The schema was tight. The deadline was tighter. You needed one thing: a new column.
Adding a new column should be simple, but in production systems it can trigger migrations, lock tables, and block writes. Schema changes at scale demand precision. The steps you take will decide if the deployment is smooth or if you spend the night rolling back.
A new column starts with a definition. Pick the right data type. Consider the nullability. If it must be populated for existing rows, plan the backfill. Avoid default values that trigger full-table rewrites in large datasets. When using SQL, ALTER TABLE ADD COLUMN is the baseline. But remember—each database handles this differently. PostgreSQL can sometimes add a nullable column without locking, while MySQL may block for writes depending on the engine and version.

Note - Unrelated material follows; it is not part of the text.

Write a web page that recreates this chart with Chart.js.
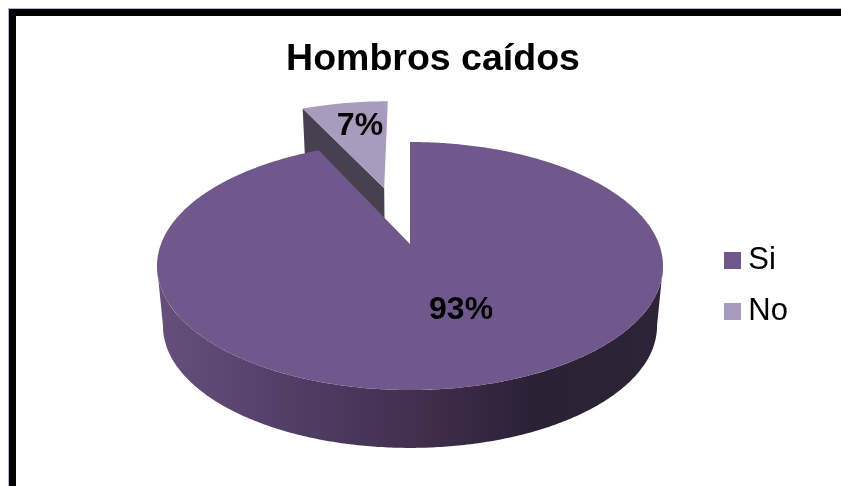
<!DOCTYPE html>
<html>
<head>
<meta charset="utf-8">
<title>Hombros caídos</title>
<script src="https://cdn.jsdelivr.net/npm/chart.js@4"></script>
<style>
    html, body { margin: 0; padding: 0; background: #fff; }
    #wrap { position: relative; width: 841px; height: 486px; overflow: hidden; }
    #frame { position: absolute; left: 9px; top: 9px; width: 900px; height: 600px; border-left: 7px solid #000; border-top: 7px solid #000; box-shadow: -1px -1px 0 #bba9d6; }
    #pie { position: absolute; left: 0; top: 0; }
</style>
</head>
<body>
<div id="wrap">
    <div id="frame"></div>
    <canvas id="pie" width="841" height="486"></canvas>
</div>
<script>
const categories = ['Si', 'No'];
const values = [93, 7];
const faceColors = ['#70588c', '#a99bbd'];

// Proyeccion en perspectiva del disco: (u, v) en unidades de radio
const PIE_X = 410;
const TOP_PLANE = { y: 244, w: 249, h: 120.1, k: 0.1774 };
const BOTTOM_PLANE = { y: 304, w: 243, h: 118, k: 0.18 };

function project(plane, u, v) {
    const d = 1 - plane.k * v;
    return [PIE_X + plane.w * u / d, plane.y + plane.h * v / d];
}

function rim(plane, angle, ou, ov) {
    return project(plane, Math.cos(angle) + ou, Math.sin(angle) + ov);
}

function tracePath(ctx, points) {
    ctx.beginPath();
    points.forEach((p, i) => (i ? ctx.lineTo(p[0], p[1]) : ctx.moveTo(p[0], p[1])));
    ctx.closePath();
}

function arcPoints(plane, a0, a1, ou, ov) {
    const pts = [];
    const steps = Math.max(2, Math.ceil(Math.abs(a1 - a0) / 0.01));
    for (let i = 0; i <= steps; i++) {
        pts.push(rim(plane, a0 + (a1 - a0) * i / steps, ou, ov));
    }
    return pts;
}

function sliceOffset(arc) {
    const off = (arc.options.offset || 0) / arc.outerRadius;
    const mid = (arc.startAngle + arc.endAngle) / 2;
    return [off * Math.cos(mid), off * Math.sin(mid)];
}

function drawSlice(ctx, arc, color) {
    const [ou, ov] = sliceOffset(arc);
    const apex = project(TOP_PLANE, ou, ov);
    const apexLow = project(BOTTOM_PLANE, ou, ov);

    // cara del corte que mira hacia delante
    if (ov < 0) {
        tracePath(ctx, [apex, rim(TOP_PLANE, arc.startAngle, ou, ov), rim(BOTTOM_PLANE, arc.startAngle, ou, ov), apexLow]);
        ctx.fillStyle = '#47414f';
        ctx.fill();
    }

    // pared exterior, solo la parte visible entre los dos extremos de la silueta
    const edge = Math.asin(TOP_PLANE.k);
    const a0 = Math.max(arc.startAngle, edge);
    const a1 = Math.min(arc.endAngle, Math.PI - edge);
    if (a1 > a0) {
        const grad = ctx.createLinearGradient(157, 0, 664, 0);
        grad.addColorStop(0, '#65507c');
        grad.addColorStop(0.25, '#523f68');
        grad.addColorStop(0.5, '#41304f');
        grad.addColorStop(0.65, '#352640');
        grad.addColorStop(0.75, '#2a2135');
        grad.addColorStop(1, '#2e2439');
        tracePath(ctx, arcPoints(TOP_PLANE, a0, a1, ou, ov).concat(arcPoints(BOTTOM_PLANE, a1, a0, ou, ov)));
        ctx.fillStyle = grad;
        ctx.fill();
    }

    // cara superior
    tracePath(ctx, [apex].concat(arcPoints(TOP_PLANE, arc.startAngle, arc.endAngle, ou, ov)));
    ctx.fillStyle = color;
    ctx.fill();
}

// Sustituye el dibujo plano de los arcos por el disco con volumen
const pie3d = {
    id: 'pie3d',
    beforeDatasetDraw(chart, args) {
        const ctx = chart.ctx;
        const arcs = args.meta.data;
        ctx.save();
        for (let i = arcs.length - 1; i >= 0; i--) {
            drawSlice(ctx, arcs[i], faceColors[i]);
        }
        ctx.restore();
        return false;
    },
    afterDatasetsDraw(chart) {
        const ctx = chart.ctx;
        const arcs = chart.getDatasetMeta(0).data;
        const total = values.reduce((a, b) => a + b, 0);
        // posicion de cada porcentaje sobre el disco, relativa al centro de su porcion
        const spots = [[0.187, 0.5], [-0.13, -0.677]];
        ctx.save();
        ctx.fillStyle = '#000';
        ctx.font = 'bold 32px "Liberation Sans"';
        ctx.textAlign = 'center';
        ctx.textBaseline = 'middle';
        arcs.forEach((arc, i) => {
            const [ou, ov] = sliceOffset(arc);
            const p = project(TOP_PLANE, ou + spots[i][0], ov + spots[i][1]);
            ctx.fillText(Math.round(values[i] / total * 100) + '%', p[0], p[1]);
        });
        ctx.restore();
    }
};

// Cuadrito de la leyenda: como imagen queda mas pegado al texto que el recuadro normal
function swatch(color) {
    const c = document.createElement('canvas');
    c.width = 17;
    c.height = 17;
    const g = c.getContext('2d');
    g.fillStyle = color;
    g.fillRect(0, 0, 17, 17);
    return c;
}

new Chart(document.getElementById('pie'), {
    type: 'pie',
    data: {
        labels: categories,
        datasets: [{
            data: values,
            backgroundColor: faceColors,
            borderWidth: 0,
            offset: [0, 80]
        }]
    },
    options: {
        responsive: false,
        animation: false,
        layout: { padding: { left: 68, right: 43, bottom: 6 } },
        plugins: {
            title: {
                display: true,
                text: 'Hombros caídos',
                color: '#000',
                font: { family: '"Liberation Sans"', size: 37.5, weight: 'bold' },
                padding: { top: 37, bottom: 9 }
            },
            legend: {
                position: 'right',
                fullSize: false,
                labels: {
                    boxWidth: 17,
                    boxHeight: 17,
                    padding: 20,
                    color: '#000',
                    font: { family: '"Liberation Sans"', size: 31 },
                    usePointStyle: true,
                    pointStyleWidth: 1,
                    generateLabels(chart) {
                        const items = Chart.overrides.pie.plugins.legend.labels.generateLabels(chart);
                        items.forEach((item, i) => { item.pointStyle = swatch(faceColors[i]); });
                        return items;
                    }
                }
            },
            tooltip: { enabled: false }
        }
    },
    plugins: [pie3d]
});
</script>
</body>
</html>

Use feature flags to control exposure of the new column in application code. Deploy the schema first, then update the application to read and write to it. This two-step approach lowers risk. In distributed architectures, propagate the schema change to all nodes before pushing code changes.

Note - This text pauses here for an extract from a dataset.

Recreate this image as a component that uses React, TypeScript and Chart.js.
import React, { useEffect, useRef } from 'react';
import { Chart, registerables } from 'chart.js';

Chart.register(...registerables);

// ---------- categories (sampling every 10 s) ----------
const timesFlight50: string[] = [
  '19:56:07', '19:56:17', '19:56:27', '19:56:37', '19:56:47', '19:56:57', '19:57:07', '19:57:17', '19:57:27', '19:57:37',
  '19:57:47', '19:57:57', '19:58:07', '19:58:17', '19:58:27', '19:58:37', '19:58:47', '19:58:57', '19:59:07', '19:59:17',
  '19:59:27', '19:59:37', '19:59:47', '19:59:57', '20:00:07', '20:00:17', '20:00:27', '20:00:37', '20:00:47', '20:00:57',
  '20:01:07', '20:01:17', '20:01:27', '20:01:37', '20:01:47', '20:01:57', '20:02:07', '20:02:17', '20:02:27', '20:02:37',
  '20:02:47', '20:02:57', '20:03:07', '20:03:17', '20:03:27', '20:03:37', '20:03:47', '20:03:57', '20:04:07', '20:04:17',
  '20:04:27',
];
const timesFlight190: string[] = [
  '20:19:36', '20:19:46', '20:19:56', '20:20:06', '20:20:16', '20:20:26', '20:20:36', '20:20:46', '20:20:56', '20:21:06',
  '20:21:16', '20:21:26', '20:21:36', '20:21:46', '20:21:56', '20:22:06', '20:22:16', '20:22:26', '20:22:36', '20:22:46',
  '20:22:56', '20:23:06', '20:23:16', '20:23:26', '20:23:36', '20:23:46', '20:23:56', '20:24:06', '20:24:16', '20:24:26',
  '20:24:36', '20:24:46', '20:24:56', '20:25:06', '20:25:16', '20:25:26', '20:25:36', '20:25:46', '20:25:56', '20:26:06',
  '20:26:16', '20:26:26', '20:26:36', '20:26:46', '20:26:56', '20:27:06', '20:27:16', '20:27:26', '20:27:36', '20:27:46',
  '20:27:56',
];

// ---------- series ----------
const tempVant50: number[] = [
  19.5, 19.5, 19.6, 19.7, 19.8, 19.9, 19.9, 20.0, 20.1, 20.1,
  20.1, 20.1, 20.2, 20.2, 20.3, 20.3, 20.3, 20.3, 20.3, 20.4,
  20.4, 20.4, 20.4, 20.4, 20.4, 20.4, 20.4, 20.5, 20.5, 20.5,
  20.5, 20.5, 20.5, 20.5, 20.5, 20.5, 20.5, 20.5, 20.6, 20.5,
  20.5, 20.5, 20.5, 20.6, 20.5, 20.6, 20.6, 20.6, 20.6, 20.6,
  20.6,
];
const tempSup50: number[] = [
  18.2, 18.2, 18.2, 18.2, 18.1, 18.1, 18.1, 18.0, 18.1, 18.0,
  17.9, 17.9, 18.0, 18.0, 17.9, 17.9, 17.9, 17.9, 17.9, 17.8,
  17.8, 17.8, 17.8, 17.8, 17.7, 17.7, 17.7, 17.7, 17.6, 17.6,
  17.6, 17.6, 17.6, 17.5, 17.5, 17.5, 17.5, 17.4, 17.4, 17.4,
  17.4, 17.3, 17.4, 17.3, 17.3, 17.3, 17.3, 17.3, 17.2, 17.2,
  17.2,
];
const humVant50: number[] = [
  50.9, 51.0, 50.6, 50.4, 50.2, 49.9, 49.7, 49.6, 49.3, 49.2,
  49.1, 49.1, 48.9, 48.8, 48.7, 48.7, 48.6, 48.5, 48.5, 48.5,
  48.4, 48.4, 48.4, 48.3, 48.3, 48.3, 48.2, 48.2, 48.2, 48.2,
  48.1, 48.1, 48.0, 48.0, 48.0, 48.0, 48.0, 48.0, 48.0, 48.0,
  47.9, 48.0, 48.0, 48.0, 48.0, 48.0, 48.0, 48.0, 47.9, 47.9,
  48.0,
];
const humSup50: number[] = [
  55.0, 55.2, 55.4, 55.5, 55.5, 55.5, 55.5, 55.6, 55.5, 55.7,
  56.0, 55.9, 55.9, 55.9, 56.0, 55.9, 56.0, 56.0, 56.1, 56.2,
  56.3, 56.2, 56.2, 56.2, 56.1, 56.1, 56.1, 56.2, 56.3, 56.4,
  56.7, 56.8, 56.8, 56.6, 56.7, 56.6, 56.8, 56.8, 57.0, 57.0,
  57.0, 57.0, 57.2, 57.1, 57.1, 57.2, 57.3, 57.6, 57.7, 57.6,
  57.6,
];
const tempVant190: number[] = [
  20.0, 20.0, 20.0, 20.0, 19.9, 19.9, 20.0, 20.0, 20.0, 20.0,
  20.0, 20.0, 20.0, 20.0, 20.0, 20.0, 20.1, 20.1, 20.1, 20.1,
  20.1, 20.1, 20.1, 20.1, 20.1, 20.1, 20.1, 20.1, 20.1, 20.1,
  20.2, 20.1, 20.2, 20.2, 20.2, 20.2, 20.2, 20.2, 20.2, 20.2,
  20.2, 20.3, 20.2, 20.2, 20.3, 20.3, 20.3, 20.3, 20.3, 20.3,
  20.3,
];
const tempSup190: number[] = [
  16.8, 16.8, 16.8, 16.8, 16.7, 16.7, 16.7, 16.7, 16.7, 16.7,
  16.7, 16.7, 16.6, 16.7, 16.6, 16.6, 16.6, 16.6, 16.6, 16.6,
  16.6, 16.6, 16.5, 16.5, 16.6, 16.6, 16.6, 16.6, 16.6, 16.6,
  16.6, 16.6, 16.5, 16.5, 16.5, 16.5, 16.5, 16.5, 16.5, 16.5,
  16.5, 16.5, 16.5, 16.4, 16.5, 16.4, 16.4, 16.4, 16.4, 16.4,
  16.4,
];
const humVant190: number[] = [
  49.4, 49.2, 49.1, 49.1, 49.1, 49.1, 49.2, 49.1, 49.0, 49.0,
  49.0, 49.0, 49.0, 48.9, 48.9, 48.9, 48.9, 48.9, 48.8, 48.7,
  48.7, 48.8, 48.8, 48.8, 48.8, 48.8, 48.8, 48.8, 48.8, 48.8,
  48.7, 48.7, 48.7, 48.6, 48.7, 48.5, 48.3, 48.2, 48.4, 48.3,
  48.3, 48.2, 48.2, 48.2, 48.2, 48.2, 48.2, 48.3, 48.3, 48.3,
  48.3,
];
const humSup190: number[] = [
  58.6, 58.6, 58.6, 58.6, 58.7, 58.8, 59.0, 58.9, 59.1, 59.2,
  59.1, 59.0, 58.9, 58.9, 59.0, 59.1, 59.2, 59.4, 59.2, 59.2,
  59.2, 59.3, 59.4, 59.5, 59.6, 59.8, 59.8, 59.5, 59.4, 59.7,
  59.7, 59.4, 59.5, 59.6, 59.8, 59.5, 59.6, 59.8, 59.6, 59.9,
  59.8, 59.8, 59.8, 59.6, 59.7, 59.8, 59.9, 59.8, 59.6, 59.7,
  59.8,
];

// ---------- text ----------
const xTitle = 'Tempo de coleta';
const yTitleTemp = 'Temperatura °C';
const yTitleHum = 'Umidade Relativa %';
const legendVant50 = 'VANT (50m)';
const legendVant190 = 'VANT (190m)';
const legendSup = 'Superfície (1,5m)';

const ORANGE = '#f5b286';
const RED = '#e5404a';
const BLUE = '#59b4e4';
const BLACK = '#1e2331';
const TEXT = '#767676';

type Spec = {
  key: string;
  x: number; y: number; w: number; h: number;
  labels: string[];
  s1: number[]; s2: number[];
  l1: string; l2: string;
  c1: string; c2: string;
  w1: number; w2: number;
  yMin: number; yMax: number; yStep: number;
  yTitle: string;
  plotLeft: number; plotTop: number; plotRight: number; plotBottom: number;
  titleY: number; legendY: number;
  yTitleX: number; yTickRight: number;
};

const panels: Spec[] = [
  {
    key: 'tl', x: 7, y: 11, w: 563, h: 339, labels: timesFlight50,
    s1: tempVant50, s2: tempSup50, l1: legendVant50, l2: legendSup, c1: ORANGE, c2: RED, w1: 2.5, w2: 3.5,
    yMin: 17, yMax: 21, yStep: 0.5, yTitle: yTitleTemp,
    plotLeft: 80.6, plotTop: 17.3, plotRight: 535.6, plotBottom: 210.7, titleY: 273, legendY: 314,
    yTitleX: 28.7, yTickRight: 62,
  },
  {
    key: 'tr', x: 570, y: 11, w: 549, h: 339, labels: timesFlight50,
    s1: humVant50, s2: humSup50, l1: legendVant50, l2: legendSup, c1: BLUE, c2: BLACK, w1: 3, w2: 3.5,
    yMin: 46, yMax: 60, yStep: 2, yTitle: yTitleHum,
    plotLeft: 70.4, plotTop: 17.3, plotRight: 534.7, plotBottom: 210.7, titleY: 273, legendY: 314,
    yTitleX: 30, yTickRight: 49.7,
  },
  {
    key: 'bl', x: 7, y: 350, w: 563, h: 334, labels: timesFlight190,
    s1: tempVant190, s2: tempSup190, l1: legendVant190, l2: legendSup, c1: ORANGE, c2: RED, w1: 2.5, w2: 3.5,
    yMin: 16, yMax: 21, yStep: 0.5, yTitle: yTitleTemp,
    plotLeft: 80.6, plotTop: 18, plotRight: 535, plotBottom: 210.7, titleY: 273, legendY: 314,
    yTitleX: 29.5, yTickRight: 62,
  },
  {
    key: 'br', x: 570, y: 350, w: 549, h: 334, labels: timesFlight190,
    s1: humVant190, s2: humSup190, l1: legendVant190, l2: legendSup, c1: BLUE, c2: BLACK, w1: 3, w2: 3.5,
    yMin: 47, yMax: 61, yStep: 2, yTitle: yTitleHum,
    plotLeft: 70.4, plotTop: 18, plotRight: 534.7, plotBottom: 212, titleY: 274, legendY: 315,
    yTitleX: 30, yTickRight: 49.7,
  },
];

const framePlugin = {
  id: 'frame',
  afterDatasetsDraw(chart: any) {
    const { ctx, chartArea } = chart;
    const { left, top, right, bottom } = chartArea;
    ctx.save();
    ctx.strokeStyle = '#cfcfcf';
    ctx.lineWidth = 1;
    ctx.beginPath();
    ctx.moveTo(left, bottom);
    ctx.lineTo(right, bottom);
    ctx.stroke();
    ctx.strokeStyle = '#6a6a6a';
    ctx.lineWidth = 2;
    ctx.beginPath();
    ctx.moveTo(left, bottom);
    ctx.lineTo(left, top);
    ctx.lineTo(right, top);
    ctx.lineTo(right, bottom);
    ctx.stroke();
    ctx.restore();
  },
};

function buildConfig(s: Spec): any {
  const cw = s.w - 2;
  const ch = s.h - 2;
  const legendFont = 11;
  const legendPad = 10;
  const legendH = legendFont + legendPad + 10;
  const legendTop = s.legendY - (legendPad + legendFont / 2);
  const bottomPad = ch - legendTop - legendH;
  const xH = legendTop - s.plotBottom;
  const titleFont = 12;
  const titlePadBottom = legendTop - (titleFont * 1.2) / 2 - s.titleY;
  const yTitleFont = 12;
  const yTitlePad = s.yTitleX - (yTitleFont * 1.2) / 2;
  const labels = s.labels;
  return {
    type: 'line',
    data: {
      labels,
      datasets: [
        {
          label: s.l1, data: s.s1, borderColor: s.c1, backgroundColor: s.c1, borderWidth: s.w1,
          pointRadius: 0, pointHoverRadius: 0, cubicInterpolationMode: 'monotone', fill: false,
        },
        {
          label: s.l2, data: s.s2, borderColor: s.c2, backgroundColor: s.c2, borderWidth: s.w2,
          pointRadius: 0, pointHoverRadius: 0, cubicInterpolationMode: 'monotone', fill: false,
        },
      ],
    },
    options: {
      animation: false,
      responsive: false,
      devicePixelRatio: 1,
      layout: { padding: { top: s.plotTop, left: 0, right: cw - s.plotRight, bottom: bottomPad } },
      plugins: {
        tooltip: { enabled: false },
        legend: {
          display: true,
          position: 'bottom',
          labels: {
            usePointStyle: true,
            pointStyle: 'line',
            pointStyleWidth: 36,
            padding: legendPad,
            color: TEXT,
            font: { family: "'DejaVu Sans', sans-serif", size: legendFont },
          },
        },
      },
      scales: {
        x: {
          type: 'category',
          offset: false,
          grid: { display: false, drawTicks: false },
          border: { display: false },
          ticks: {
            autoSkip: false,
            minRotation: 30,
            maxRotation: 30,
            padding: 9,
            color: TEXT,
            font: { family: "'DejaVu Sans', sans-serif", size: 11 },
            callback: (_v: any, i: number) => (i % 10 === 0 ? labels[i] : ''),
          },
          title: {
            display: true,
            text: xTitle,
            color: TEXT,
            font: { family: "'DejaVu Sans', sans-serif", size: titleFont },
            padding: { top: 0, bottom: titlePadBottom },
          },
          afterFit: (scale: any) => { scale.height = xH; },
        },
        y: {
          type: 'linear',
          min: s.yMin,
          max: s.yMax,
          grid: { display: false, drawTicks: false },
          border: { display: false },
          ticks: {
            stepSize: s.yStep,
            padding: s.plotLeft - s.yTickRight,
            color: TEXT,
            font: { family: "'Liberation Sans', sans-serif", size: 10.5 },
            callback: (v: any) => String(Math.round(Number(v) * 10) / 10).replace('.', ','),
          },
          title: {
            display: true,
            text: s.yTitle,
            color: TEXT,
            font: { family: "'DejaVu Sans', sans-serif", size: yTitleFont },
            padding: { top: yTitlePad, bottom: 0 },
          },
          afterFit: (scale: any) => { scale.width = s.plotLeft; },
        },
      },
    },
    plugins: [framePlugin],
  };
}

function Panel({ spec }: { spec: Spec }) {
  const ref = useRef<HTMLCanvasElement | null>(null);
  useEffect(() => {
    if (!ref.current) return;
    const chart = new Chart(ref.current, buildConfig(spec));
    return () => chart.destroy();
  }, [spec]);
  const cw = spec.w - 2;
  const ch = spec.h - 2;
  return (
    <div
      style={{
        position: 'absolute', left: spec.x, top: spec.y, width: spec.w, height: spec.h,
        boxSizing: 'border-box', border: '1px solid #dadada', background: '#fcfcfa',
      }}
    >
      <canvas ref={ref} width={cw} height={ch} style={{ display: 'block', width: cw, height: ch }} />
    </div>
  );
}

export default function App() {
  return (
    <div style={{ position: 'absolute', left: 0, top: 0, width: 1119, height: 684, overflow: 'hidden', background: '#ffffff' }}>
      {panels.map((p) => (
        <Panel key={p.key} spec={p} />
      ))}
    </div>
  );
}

For high-traffic systems, run the migration off-hours or with online schema change tools like pt-online-schema-change or gh-ost. Test on a copy of production data to measure the time and locks. Validate indexes if they depend on the new column. Ensure replication lag stays acceptable.
A new column in SQL is not just an instruction; it is a contract change between your database and your application. You need to plan for rollbacks, data consistency, and monitoring. Log all writes to the new column until confidence is high.

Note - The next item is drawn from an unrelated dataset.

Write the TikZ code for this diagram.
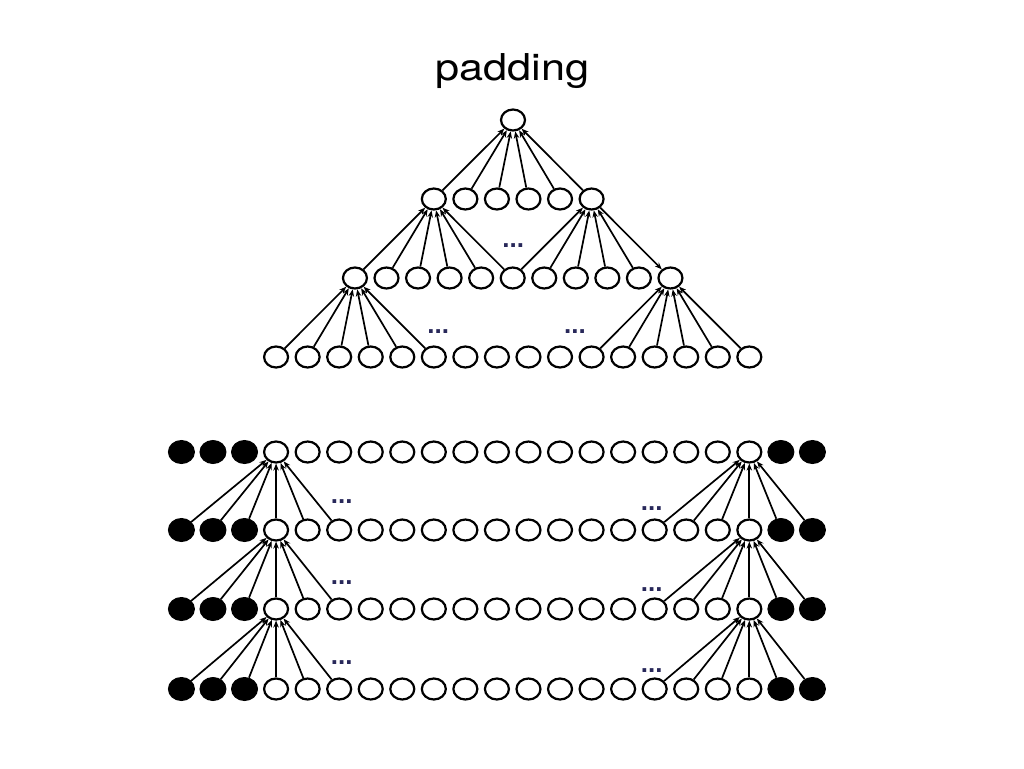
\documentclass[tikz,border=0pt]{standalone}
\usepackage{fontspec}
\newfontfamily\titlefont{TeX Gyre Heros}
\newfontfamily\dotfont{Liberation Sans}
\usetikzlibrary{shapes.geometric,arrows.meta}
\definecolor{dotc}{RGB}{40,40,90}
\tikzset{
  wn/.style={draw=black, fill=white, ellipse, line width=2.2pt, inner sep=0pt,
             minimum width=24pt, minimum height=21pt},
  bn/.style={draw=black, fill=black, ellipse, line width=1pt, inner sep=0pt,
             minimum width=26pt, minimum height=23pt},
  arr/.style={line width=1.7pt, -{Stealth[length=7pt,width=5.5pt]}},
  dots/.style={anchor=base, inner sep=0pt, text=dotc, font=\dotfont\bfseries\fontsize{26}{26}\selectfont},
  ttl/.style={inner sep=0pt, font=\titlefont\fontsize{37}{37}\selectfont}
}
\begin{document}
\begin{tikzpicture}[x=1pt,y=-1pt]
\useasboundingbox[fill=white] (0,0) rectangle (1024,768);
% title
\node[ttl] (title) at (512.5,71) {\scalebox{1.17}[1]{padding}};
% ---------- top tree ----------
\node[wn] (r) at (513,120) {};
\foreach \i in {0,...,5} \node[wn] (a\i) at ({512.7+31.55*(\i-2.5)},199) {};
\foreach \i in {0,...,10} \node[wn] (b\i) at ({512.7+31.55*(\i-5)},278) {};
\foreach \i in {0,...,15} \node[wn] (c\i) at ({512.7+31.55*(\i-7.5)},357) {};
\foreach \i in {0,...,5} \draw[arr] (a\i) -- (r);
\foreach \i in {0,...,5} \draw[arr] (b\i) -- (a0);
\foreach \i in {5,...,9} \draw[arr] (b\i) -- (a5);
\draw[arr] (a5) -- (b10);
\foreach \i in {0,...,5} \draw[arr] (c\i) -- (b0);
\foreach \i in {10,...,15} \draw[arr] (c\i) -- (b10);
\node[dots] (t1) at (513.3,247) {...};
\node[dots] (t2) at (438.3,333.6) {...};
\node[dots] (t3) at (575,333.6) {...};
% ---------- padded rows ----------
\foreach \r/\y in {1/452,2/530,3/609,4/689} {
  \foreach \k in {0,...,20} {
    \ifnum\k<3
      \node[bn] (d\r n\k) at ({512.7+31.55*(\k-10.5)},\y) {};
    \else\ifnum\k>18
      \node[bn] (d\r n\k) at ({512.7+31.55*(\k-10.5)},\y) {};
    \else
      \node[wn] (d\r n\k) at ({512.7+31.55*(\k-10.5)},\y) {};
    \fi\fi
  }
}
\foreach \r/\p in {2/1,3/2,4/3} {
  \foreach \k in {0,...,5} \draw[arr] (d\r n\k) -- (d\p n3);
  \foreach \k in {15,...,20} \draw[arr] (d\r n\k) -- (d\p n18);
}
\node[dots] (l1) at (341.7,503) {...};
\node[dots] (l2) at (341.7,584.6) {...};
\node[dots] (l3) at (341.7,664.6) {...};
\node[dots] (q1) at (651.7,510.6) {...};
\node[dots] (q2) at (651.7,591.3) {...};
\node[dots] (q3) at (651.7,672) {...};
\end{tikzpicture}
\end{document}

If you work with event-driven systems, align the schema migration with downstream consumers. Adding a new column to a Kafka-fed table requires listener updates before producers push the field. Skipping this step leads to dropped data or broken parsing logic.
The key is to think beyond the migration command. The new column in a table touches storage, indexes, queries, and API responses. One wrong choice can ripple through the stack. Treat each schema change with the same discipline as a major release.